Set down all of the data that follows word for word, without the images.
· · · · · · ·
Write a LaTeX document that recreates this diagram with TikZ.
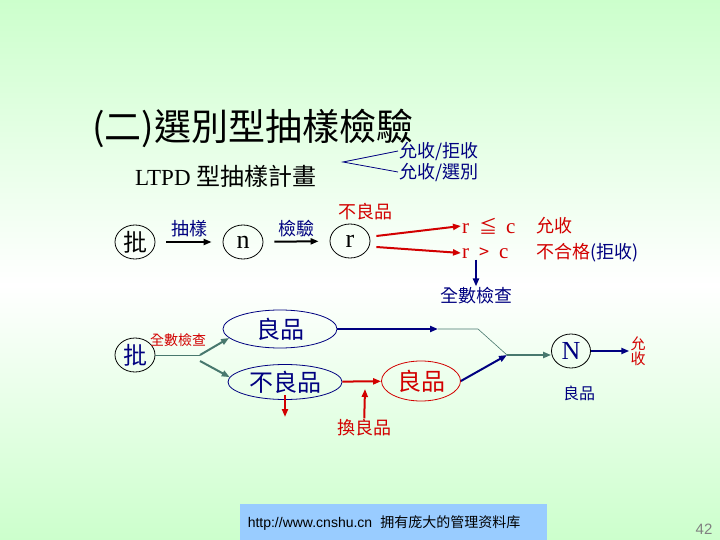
\documentclass[tikz,border=0pt]{standalone}
\usepackage{fontspec}
\setmainfont{Liberation Serif}
\setsansfont{Liberation Sans}
\newfontfamily\cjk{Noto Sans CJK TC}
\newfontfamily\cjksc{Noto Sans CJK SC}
\usetikzlibrary{shapes.geometric,arrows.meta,positioning}
\definecolor{bggreen}{RGB}{204,255,204}
\definecolor{pptnavy}{RGB}{0,0,128}
\definecolor{pptred}{RGB}{210,0,0}
\definecolor{pptteal}{RGB}{72,120,110}
\definecolor{footblue}{RGB}{153,204,255}
\newcommand{\setfs}[1]{\fontsize{#1}{#1}\selectfont}

\begin{document}
\begin{tikzpicture}[x=1pt,y=-1pt,
        lot/.style={draw,ellipse,line width=0.8pt,minimum width=40pt,minimum height=34pt,inner sep=0pt},
        oval/.style={draw=pptnavy,ellipse,line width=0.8pt,inner sep=0pt,font=\cjk\setfs{24},text=pptnavy},
        lbl/.style={inner sep=1pt,font=\cjk\setfs{18},text=pptnavy},
        redlbl/.style={inner sep=1pt,font=\cjk\setfs{18},text=pptred},
        blkarrow/.style={-{Triangle[length=8pt,width=6pt]},line width=2pt,black},
        navyarrow/.style={-{Triangle[length=8pt,width=6pt]},line width=2pt,pptnavy},
        redarrow/.style={-{Triangle[length=8pt,width=6pt]},line width=2pt,pptred},
        tealarrow/.style={-{Triangle[length=8pt,width=6pt]},line width=2pt,pptteal}
    ]
    % background
    \useasboundingbox (0,0) rectangle (720,540);
    \fill[top color=bggreen,bottom color=white] (0,0) rectangle (720,285);
    \fill[top color=white,bottom color=bggreen] (0,285) rectangle (720,540);

    % title
    \node[anchor=west,inner sep=0pt,font=\cjk\setfs{37}] (title) at (92,128) {(二)選別型抽樣檢驗};
    \node[anchor=west,inner sep=0pt,font=\cjk\setfs{24}] (plan) at (135,176) {{\rmfamily\setfs{23}LTPD}\hspace{6pt}型抽樣計畫};
    \coordinate (fork) at (343,162);
    \node[lbl,anchor=west] (acc1) at (398,151) {允收/拒收};
    \node[lbl,anchor=west] (acc3) at (398,172) {允收/選別};
    \draw[pptnavy,line width=0.8pt] (acc1.west) -- (fork) -- (acc3.west);

    % sampling row
    \node[lot,font=\cjk\setfs{24}] (lot1) at (135,242) {批};
    \node[lot,font=\rmfamily\setfs{26}] (n) at (243,242) {n};
    \node[lot,font=\rmfamily\setfs{26}] (r) at (350,241) {r};
    \draw[blkarrow,shorten <=11pt,shorten >=11pt] (lot1) -- node[lbl,above=3pt]{抽樣} (n);
    \draw[blkarrow,shorten <=11pt,shorten >=11pt] (n) -- node[lbl,above=3pt]{檢驗} (r);
    \node[redlbl] (defect) at (365,212) {不良品};
    \node[redlbl,anchor=west] (le) at (461,226) {{\rmfamily\setfs{21}r}\hspace{10pt}≦\hspace{9pt}{\rmfamily\setfs{21}c}};
    \node[redlbl,anchor=west] (gt) at (461,253) {{\rmfamily\setfs{21}r}\hspace{10pt}>\hspace{10pt}{\rmfamily\setfs{21}c}};
    \node[redlbl,anchor=west] (ok) at (535,226) {允收};
    \node[redlbl,anchor=west] (ng) at (535,253) {不合格\textcolor{pptnavy}{(拒收)}};
    \draw[redarrow] ([xshift=6pt,yshift=5pt]r.east) -- (le.west);
    \draw[redarrow] ([xshift=6pt,yshift=-6pt]r.east) -- (gt.west);
    \node[lbl] (full1) at (476,296) {全數檢查};
    \draw[navyarrow] (full1.north |- gt.south) -- (full1.north);

    % 100% inspection row
    \node[lot,font=\cjk\setfs{24},text=pptnavy] (lot2) at (135,355) {批};
    \coordinate (split) at (200,355);
    \node[redlbl,font=\cjk\setfs{14}] (full2) at (178,340) {全數檢查};
    \node[oval,minimum width=114pt,minimum height=38pt] (good1) at (280,329) {良品};
    \node[oval,minimum width=114pt,minimum height=35pt] (bad1) at (285,382) {不良品};
    \node[oval,draw=pptred,text=pptred,minimum width=79pt,minimum height=40pt] (good2) at (421,381) {良品};
    \node[lot,text=pptnavy,font=\rmfamily\setfs{26},minimum width=39pt] (N) at (571,351) {N};
    \node[redlbl,font=\cjk\setfs{15},align=center] (acc2) at (638,351) {允\\收};
    \node[lbl,font=\cjk\setfs{16}] (good3) at (579,393) {良品};
    \node[redlbl] (swap) at (364,428) {換良品};
    \coordinate (scrap) at (285,417);
    \coordinate (swapin) at (365,389);
    \coordinate (mid1) at (438,329);
    \coordinate (bend) at (478,329);
    \coordinate (join) at (507,355);

    \draw[pptteal,line width=1pt] (lot2) -- (split);
    \draw[tealarrow] (split) -- (good1.190);
    \draw[tealarrow] ([yshift=-6pt]split) -- (bad1.175);
    \draw[navyarrow] (good1) -- (mid1);
    \draw[pptteal,line width=0.6pt] (mid1) -- (bend) -- (join);
    \draw[redarrow] (bad1) -- (good2);
    \draw[redarrow] ([yshift=5pt]bad1.south) -- (scrap);
    \draw[redarrow] (swap) -- (swapin);
    \draw[navyarrow] (good2.east) -- (join);
    \draw[tealarrow] (join) -- (join -| N.west);
    \draw[navyarrow] (N) -- (acc2);

    % footer
    \fill[footblue] (240,504) rectangle (547,540);
    \node[inner sep=0pt,font=\sffamily\setfs{14}] (url) at (384,523) {http://www.cnshu.cn\hspace{8pt}{\cjksc 拥有庞大的管理资料库}};
    \node[font=\sffamily\setfs{15},text=gray] (page) at (704,529) {42};
\end{tikzpicture}
\end{document}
· · · · · · ·
_SOLVED PROBLEM_:
Write a LaTeX document that recreates this diagram with TikZ.
\documentclass[tikz,border=0pt]{standalone}
\usepackage{fontspec}
\setmainfont{Liberation Serif}
\setsansfont{Liberation Sans}
\newfontfamily\cjk{Noto Sans CJK TC}
\newfontfamily\cjksc{Noto Sans CJK SC}
\usetikzlibrary{shapes.geometric,arrows.meta,positioning}
\definecolor{bggreen}{RGB}{204,255,204}
\definecolor{pptnavy}{RGB}{0,0,128}
\definecolor{pptred}{RGB}{210,0,0}
\definecolor{pptteal}{RGB}{72,120,110}
\definecolor{footblue}{RGB}{153,204,255}
\newcommand{\setfs}[1]{\fontsize{#1}{#1}\selectfont}

\begin{document}
\begin{tikzpicture}[x=1pt,y=-1pt,
        lot/.style={draw,ellipse,line width=0.8pt,minimum width=40pt,minimum height=34pt,inner sep=0pt},
        oval/.style={draw=pptnavy,ellipse,line width=0.8pt,inner sep=0pt,font=\cjk\setfs{24},text=pptnavy},
        lbl/.style={inner sep=1pt,font=\cjk\setfs{18},text=pptnavy},
        redlbl/.style={inner sep=1pt,font=\cjk\setfs{18},text=pptred},
        blkarrow/.style={-{Triangle[length=8pt,width=6pt]},line width=2pt,black},
        navyarrow/.style={-{Triangle[length=8pt,width=6pt]},line width=2pt,pptnavy},
        redarrow/.style={-{Triangle[length=8pt,width=6pt]},line width=2pt,pptred},
        tealarrow/.style={-{Triangle[length=8pt,width=6pt]},line width=2pt,pptteal}
    ]
    % background
    \useasboundingbox (0,0) rectangle (720,540);
    \fill[top color=bggreen,bottom color=white] (0,0) rectangle (720,285);
    \fill[top color=white,bottom color=bggreen] (0,285) rectangle (720,540);

    % title
    \node[anchor=west,inner sep=0pt,font=\cjk\setfs{37}] (title) at (92,128) {(二)選別型抽樣檢驗};
    \node[anchor=west,inner sep=0pt,font=\cjk\setfs{24}] (plan) at (135,176) {{\rmfamily\setfs{23}LTPD}\hspace{6pt}型抽樣計畫};
    \coordinate (fork) at (343,162);
    \node[lbl,anchor=west] (acc1) at (398,151) {允收/拒收};
    \node[lbl,anchor=west] (acc3) at (398,172) {允收/選別};
    \draw[pptnavy,line width=0.8pt] (acc1.west) -- (fork) -- (acc3.west);

    % sampling row
    \node[lot,font=\cjk\setfs{24}] (lot1) at (135,242) {批};
    \node[lot,font=\rmfamily\setfs{26}] (n) at (243,242) {n};
    \node[lot,font=\rmfamily\setfs{26}] (r) at (350,241) {r};
    \draw[blkarrow,shorten <=11pt,shorten >=11pt] (lot1) -- node[lbl,above=3pt]{抽樣} (n);
    \draw[blkarrow,shorten <=11pt,shorten >=11pt] (n) -- node[lbl,above=3pt]{檢驗} (r);
    \node[redlbl] (defect) at (365,212) {不良品};
    \node[redlbl,anchor=west] (le) at (461,226) {{\rmfamily\setfs{21}r}\hspace{10pt}≦\hspace{9pt}{\rmfamily\setfs{21}c}};
    \node[redlbl,anchor=west] (gt) at (461,253) {{\rmfamily\setfs{21}r}\hspace{10pt}>\hspace{10pt}{\rmfamily\setfs{21}c}};
    \node[redlbl,anchor=west] (ok) at (535,226) {允收};
    \node[redlbl,anchor=west] (ng) at (535,253) {不合格\textcolor{pptnavy}{(拒收)}};
    \draw[redarrow] ([xshift=6pt,yshift=5pt]r.east) -- (le.west);
    \draw[redarrow] ([xshift=6pt,yshift=-6pt]r.east) -- (gt.west);
    \node[lbl] (full1) at (476,296) {全數檢查};
    \draw[navyarrow] (full1.north |- gt.south) -- (full1.north);

    % 100% inspection row
    \node[lot,font=\cjk\setfs{24},text=pptnavy] (lot2) at (135,355) {批};
    \coordinate (split) at (200,355);
    \node[redlbl,font=\cjk\setfs{14}] (full2) at (178,340) {全數檢查};
    \node[oval,minimum width=114pt,minimum height=38pt] (good1) at (280,329) {良品};
    \node[oval,minimum width=114pt,minimum height=35pt] (bad1) at (285,382) {不良品};
    \node[oval,draw=pptred,text=pptred,minimum width=79pt,minimum height=40pt] (good2) at (421,381) {良品};
    \node[lot,text=pptnavy,font=\rmfamily\setfs{26},minimum width=39pt] (N) at (571,351) {N};
    \node[redlbl,font=\cjk\setfs{15},align=center] (acc2) at (638,351) {允\\收};
    \node[lbl,font=\cjk\setfs{16}] (good3) at (579,393) {良品};
    \node[redlbl] (swap) at (364,428) {換良品};
    \coordinate (scrap) at (285,417);
    \coordinate (swapin) at (365,389);
    \coordinate (mid1) at (438,329);
    \coordinate (bend) at (478,329);
    \coordinate (join) at (507,355);

    \draw[pptteal,line width=1pt] (lot2) -- (split);
    \draw[tealarrow] (split) -- (good1.190);
    \draw[tealarrow] ([yshift=-6pt]split) -- (bad1.175);
    \draw[navyarrow] (good1) -- (mid1);
    \draw[pptteal,line width=0.6pt] (mid1) -- (bend) -- (join);
    \draw[redarrow] (bad1) -- (good2);
    \draw[redarrow] ([yshift=5pt]bad1.south) -- (scrap);
    \draw[redarrow] (swap) -- (swapin);
    \draw[navyarrow] (good2.east) -- (join);
    \draw[tealarrow] (join) -- (join -| N.west);
    \draw[navyarrow] (N) -- (acc2);

    % footer
    \fill[footblue] (240,504) rectangle (547,540);
    \node[inner sep=0pt,font=\sffamily\setfs{14}] (url) at (384,523) {http://www.cnshu.cn\hspace{8pt}{\cjksc 拥有庞大的管理资料库}};
    \node[font=\sffamily\setfs{15},text=gray] (page) at (704,529) {42};
\end{tikzpicture}
\end{document}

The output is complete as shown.